From 7bcc724d8ec16640854ece50dc690bd0b91f2638 Mon Sep 17 00:00:00 2001
From: karl <karl.bittner@hexaquo.at>
Date: Wed, 16 Dec 2020 19:17:07 +0100
Subject: [PATCH] Improve code readability

updated comments and separate function also for OMP/seq
---
 main.cpp | 249 +++++++++++++++++++++++++++++--------------------------
 1 file changed, 130 insertions(+), 119 deletions(-)

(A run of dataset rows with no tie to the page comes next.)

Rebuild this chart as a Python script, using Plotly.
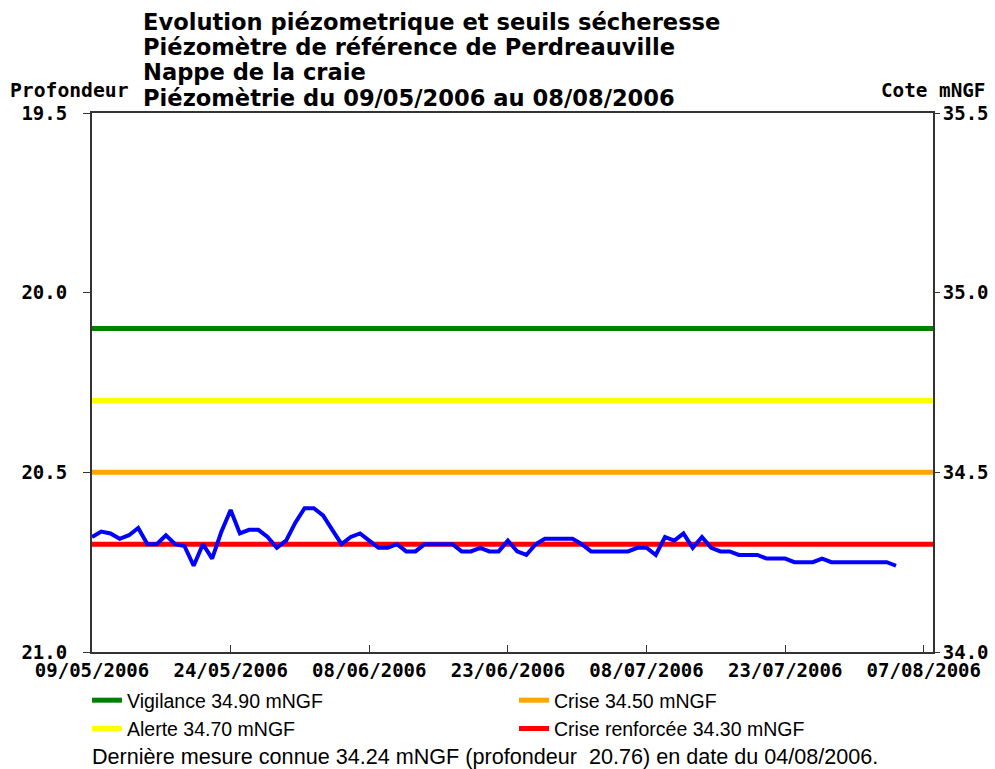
import plotly.graph_objects as go
import pandas as pd

# ---------------- data ----------------
START_DATE = "2006-05-09"
END_DATE = "2006-08-08"

# daily piezometric level (mNGF) from 09/05/2006 to 04/08/2006
cote_mngf = [
    34.32, 34.335, 34.33, 34.315, 34.325, 34.345, 34.30, 34.30, 34.325, 34.30,
    34.295, 34.24, 34.30, 34.26, 34.335, 34.395, 34.33, 34.34, 34.34, 34.32,
    34.29, 34.31, 34.36, 34.40, 34.40, 34.38, 34.34, 34.30, 34.32, 34.33,
    34.31, 34.29, 34.29, 34.30, 34.28, 34.28, 34.30, 34.30, 34.30, 34.30,
    34.28, 34.28, 34.29, 34.28, 34.28, 34.31, 34.28, 34.27, 34.30, 34.315,
    34.315, 34.315, 34.315, 34.30, 34.28, 34.28, 34.28, 34.28, 34.28, 34.29,
    34.29, 34.27, 34.32, 34.31, 34.33, 34.29, 34.32, 34.29, 34.28, 34.28,
    34.27, 34.27, 34.27, 34.26, 34.26, 34.26, 34.25, 34.25, 34.25, 34.26,
    34.25, 34.25, 34.25, 34.25, 34.25, 34.25, 34.25, 34.24,
]
LAST_DEPTH = 20.76

threshold_names = ["Vigilance", "Crise", "Alerte", "Crise renforcée"]
threshold_values = [34.90, 34.50, 34.70, 34.30]
threshold_colors = ["#008000", "#FFA500", "#FFFF00", "#FF0000"]

x_tick_dates = ["2006-05-09", "2006-05-24", "2006-06-08", "2006-06-23",
                "2006-07-08", "2006-07-23", "2006-08-07"]
x_tick_labels = ["09/05/2006", "24/05/2006", "08/06/2006", "23/06/2006",
                 "08/07/2006", "23/07/2006", "07/08/2006"]

depth_ticks = [19.5, 20.0, 20.5, 21.0]
depth_tick_labels = ["19.5", "20.0", "20.5", "21.0"]
cote_ticks = [35.5, 35.0, 34.5, 34.0]
cote_tick_labels = ["35.5", "35.0", "34.5", "34.0"]

title_lines = [
    "Evolution piézometrique et seuils sécheresse",
    "Piézomètre de référence de Perdreauville",
    "Nappe de la craie",
    "Piézomètrie du 09/05/2006 au 08/08/2006",
]

# ---------------- figure ----------------
dates = pd.date_range(START_DATE, periods=len(cote_mngf), freq="D")

MONO = "DejaVu Sans Mono"
SANS = "Liberation Sans Narrow, Liberation Sans, Arial, sans-serif"

fig = go.Figure()

# invisible trace anchoring the depth (left) axis
fig.add_trace(go.Scatter(
    x=[dates[-1]], y=[LAST_DEPTH], yaxis="y", mode="markers",
    marker=dict(opacity=0), showlegend=False, hoverinfo="skip"))

for name, val, col in zip(threshold_names, threshold_values, threshold_colors):
    fig.add_trace(go.Scatter(
        x=[START_DATE, END_DATE], y=[val, val], yaxis="y2", mode="lines",
        line=dict(color=col, width=5),
        name=f"{name} {val:.2f} mNGF"))

fig.add_trace(go.Scatter(
    x=dates, y=cote_mngf, yaxis="y2", mode="lines",
    line=dict(color="#0000FF", width=4), showlegend=False, name="Piézométrie"))

PL, PR, PT, PB = 92, 62, 113, 117
W, H = 995, 769
PH = H - PT - PB


def py(ypx):
    return (H - PB - ypx) / PH


def px(xpx):
    return (xpx - PL) / (W - PL - PR)


annotations = []
for line, yc in zip(title_lines, [22, 47, 72, 98]):
    annotations.append(dict(
        text=line, xref="paper", yref="paper", x=px(141), y=py(yc),
        xanchor="left", yanchor="middle", showarrow=False,
        font=dict(family="DejaVu Sans", size=22.6, color="black", weight="bold")))

annotations.append(dict(
    text="Profondeur", xref="paper", yref="paper", x=px(8), y=py(91),
    xanchor="left", yanchor="middle", showarrow=False,
    font=dict(family=MONO, size=19.7, color="black", weight="bold")))
annotations.append(dict(
    text="Cote mNGF", xref="paper", yref="paper", x=px(987), y=py(91),
    xanchor="right", yanchor="middle", showarrow=False,
    font=dict(family=MONO, size=19.3, color="black", weight="bold")))

annotations.append(dict(
    text=(f"Dernière mesure connue {cote_mngf[-1]:.2f} mNGF (profondeur  "
          f"{LAST_DEPTH:.2f}) en date du {dates[-1]:%d/%m/%Y}."),
    xref="paper", yref="paper", x=px(90), y=py(756),
    xanchor="left", yanchor="middle", showarrow=False,
    font=dict(family=SANS, size=21.6, color="black")))

tickfont = dict(family=MONO, size=19, color="black", weight="bold")

fig.update_layout(
    width=W, height=H,
    margin=dict(l=PL, r=PR, t=PT, b=PB, autoexpand=False),
    paper_bgcolor="white", plot_bgcolor="white",
    showlegend=True,
    legend=dict(
        orientation="h", x=px(87), xanchor="left", y=py(681), yanchor="top",
        entrywidth=382, entrywidthmode="pixels", traceorder="normal",
        font=dict(family=SANS, size=19.5, color="black"),
        bgcolor="rgba(0,0,0,0)", itemclick=False, tracegroupgap=0),
    xaxis=dict(
        type="date", range=[START_DATE, END_DATE],
        tickvals=x_tick_dates, ticktext=x_tick_labels,
        ticks="inside", ticklen=7, tickwidth=1, tickcolor="#333",
        showline=True, linecolor="#333", linewidth=2, mirror=True,
        showgrid=False, zeroline=False, tickfont=tickfont),
    yaxis=dict(
        range=[21.0, 19.5], tickvals=depth_ticks, ticktext=depth_tick_labels,
        ticks="outside", ticklen=7, tickwidth=1, tickcolor="#333",
        showline=True, linecolor="#333", linewidth=2, mirror=True,
        showgrid=False, zeroline=False, tickfont=tickfont,
        ticklabelstandoff=12),
    yaxis2=dict(
        range=[34.0, 35.5], tickvals=cote_ticks, ticktext=cote_tick_labels,
        overlaying="y", side="right",
        ticks="outside", ticklen=5, tickwidth=1, tickcolor="#333",
        showline=True, linecolor="#333", linewidth=2,
        showgrid=False, zeroline=False, tickfont=tickfont,
        ticklabelstandoff=-1),
    annotations=annotations,
)

fig.write_html("out.html", config={"displayModeBar": False},
               post_script="document.body.style.margin='0';")
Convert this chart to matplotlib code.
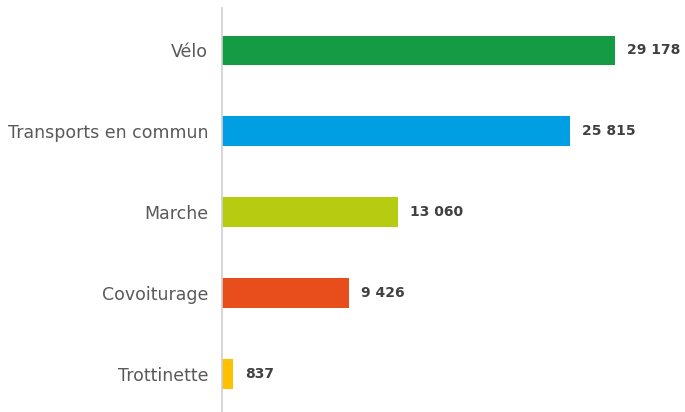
import matplotlib
matplotlib.use("Agg")
import matplotlib.pyplot as plt

categories = ["Vélo", "Transports en commun", "Marche", "Covoiturage", "Trottinette"]
values = [29178, 25815, 13060, 9426, 837]
colors = ["#169B45", "#009FE3", "#B5CC10", "#E84E1B", "#FFC000"]

fig = plt.figure(figsize=(6.85, 4.12), dpi=100)
ax = fig.add_axes([222 / 685, 0.0, 1 - 222 / 685, 1 - 8 / 412])

y = list(range(len(categories)))
ax.barh(y, values, height=0.36, color=colors)

for yi, v in zip(y, values):
    label = f"{v:,}".replace(",", " ")
    ax.annotate(label, (v, yi), xytext=(8.5, 0), textcoords="offset points",
                va="center", ha="left", fontsize=10, fontweight="bold", color="#404040")

ax.set_xlim(0, 34375)
ax.set_ylim(4.47, -0.52)
ax.set_yticks(y)
ax.set_yticklabels(categories, fontsize=12.5, color="#595959")
ax.tick_params(axis="y", length=0, pad=10)
ax.set_xticks([])
for s in ["top", "right", "bottom"]:
    ax.spines[s].set_visible(False)
ax.spines["left"].set_color("#D0D0D0")
ax.spines["left"].set_linewidth(1.2)

fig.savefig("out.png", dpi=100)
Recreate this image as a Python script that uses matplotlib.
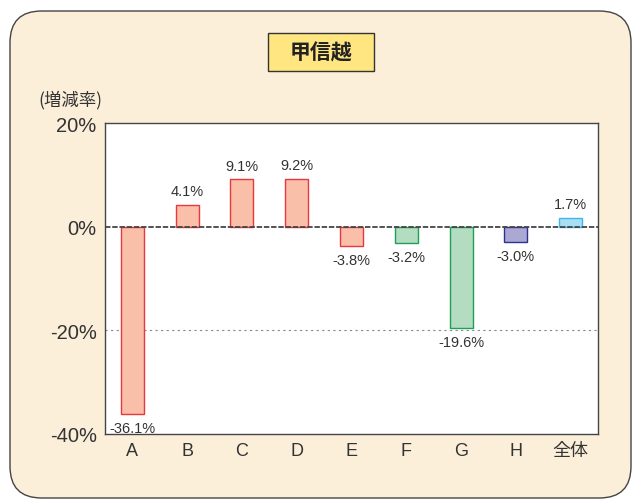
import matplotlib.pyplot as plt
from matplotlib.patches import FancyBboxPatch, Rectangle

plt.rcParams['font.family'] = ['Liberation Sans', 'Noto Sans CJK JP']

regions = ['A', 'B', 'C', 'D', 'E', 'F', 'G', 'H', '全体']
rates = [-36.1, 4.1, 9.1, 9.2, -3.8, -3.2, -19.6, -3.0, 1.7]
faces = ['#f9bfa8'] * 5 + ['#b3dcc0', '#b3dcc0', '#aba9d4', '#a9def5']
edges = ['#e8383d'] * 5 + ['#1ba157', '#1ba157', '#2e3192', '#3fb8e8']

W, H = 633, 502
fig = plt.figure(figsize=(W / 100, H / 100), dpi=100)
fig.patch.set_facecolor('white')

# rounded cream panel behind everything
panel = FancyBboxPatch((10 / W, 3 / H), 621 / W, 487 / H,
                       boxstyle='round,pad=0,rounding_size=0.05',
                       transform=fig.transFigure, facecolor='#fcefda',
                       edgecolor='#444444', linewidth=1.0, mutation_aspect=W / H,
                       zorder=-10)
fig.patches.append(panel)

# title plate
plate = Rectangle((268 / W, 1 - 72 / H), 106 / W, 38 / H, transform=fig.transFigure,
                  facecolor='#ffe680', edgecolor='#333333', linewidth=1.0, zorder=-5)
fig.patches.append(plate)
fig.text(321 / W, 1 - 53 / H, '甲信越', ha='center', va='center', fontsize=15,
         fontweight='bold', color='#222222', family='Noto Sans CJK JP')
fig.text(38 / W, 1 - 100 / H, '(増減率)', ha='left', va='center', fontsize=12.5,
         color='#333333', family='Noto Sans CJK JP')

ax = fig.add_axes([105 / W, 1 - 435 / H, 493 / W, 311 / H])
ax.set_facecolor('white')
x = range(len(regions))
ax.bar(x, rates, width=0.42, color=faces, edgecolor=edges, linewidth=1.0, zorder=3)

for i, v in enumerate(rates):
    if v >= 0:
        ax.annotate(f'{v:.1f}%', (i, v), xytext=(0, 5), textcoords='offset points',
                    ha='center', va='bottom', fontsize=10.5, color='#333333')
    else:
        ax.annotate(f'{v:.1f}%', (i, v), xytext=(0, -5), textcoords='offset points',
                    ha='center', va='top', fontsize=10.5, color='#333333')

ax.set_xlim(-0.5, len(regions) - 0.5)
ax.set_ylim(-40, 20)
ax.set_yticks([20, 0, -20, -40])
ax.set_yticklabels(['20%', '0%', '-20%', '-40%'], fontsize=14.5, color='#333333')
ax.set_xticks(list(x))
ax.set_xticklabels(regions, fontsize=13, color='#333333')
ax.tick_params(axis='x', length=0, pad=6)
ax.tick_params(axis='y', length=0, pad=6)

ax.axhline(0, color='#444444', linewidth=1.3, linestyle=(0, (3, 1)), zorder=4)
ax.axhline(-20, color='#888888', linewidth=0.8, linestyle=(0, (2, 3)), zorder=1)
for s in ax.spines.values():
    s.set_color('#444444')
    s.set_linewidth(1.0)

fig.savefig('out.png', dpi=100)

diff --git a/main.cpp b/main.cpp
index 00c01cf..286694c 100644
--- a/main.cpp
+++ b/main.cpp
@@ -173,8 +173,10 @@ void print_usage() {
     std::cerr << "Usage: gol --mode seq|omp|ocl [--threads number] [--device cpu|gpu] --load infile.gol --save outfile.gol --generations number [--measure]" << std::endl;
 }
 
-void main_opencl(std::string infile, std::string outfile, int num_generations) {
-    // get all platforms (drivers), e.g. NVIDIA
+void main_opencl(std::string infile, std::string outfile, int num_generations, bool measure) {
+    Timing *timing = Timing::getInstance();
+
+    // Get Nvidia CUDA platform
     std::vector<cl::Platform> all_platforms;
     cl::Platform::get(&all_platforms);
 
@@ -183,28 +185,22 @@ void main_opencl(std::string infile, std::string outfile, int num_generations) {
         exit(1);
     }
     cl::Platform default_platform=all_platforms[0];
-    std::cout << "Using platform: "<<default_platform.getInfo<CL_PLATFORM_NAME>()<<"\n";
 
-    // get default device (CPUs, GPUs) of the default platform
+    // Use the first device (in my case, GPU is on this platform)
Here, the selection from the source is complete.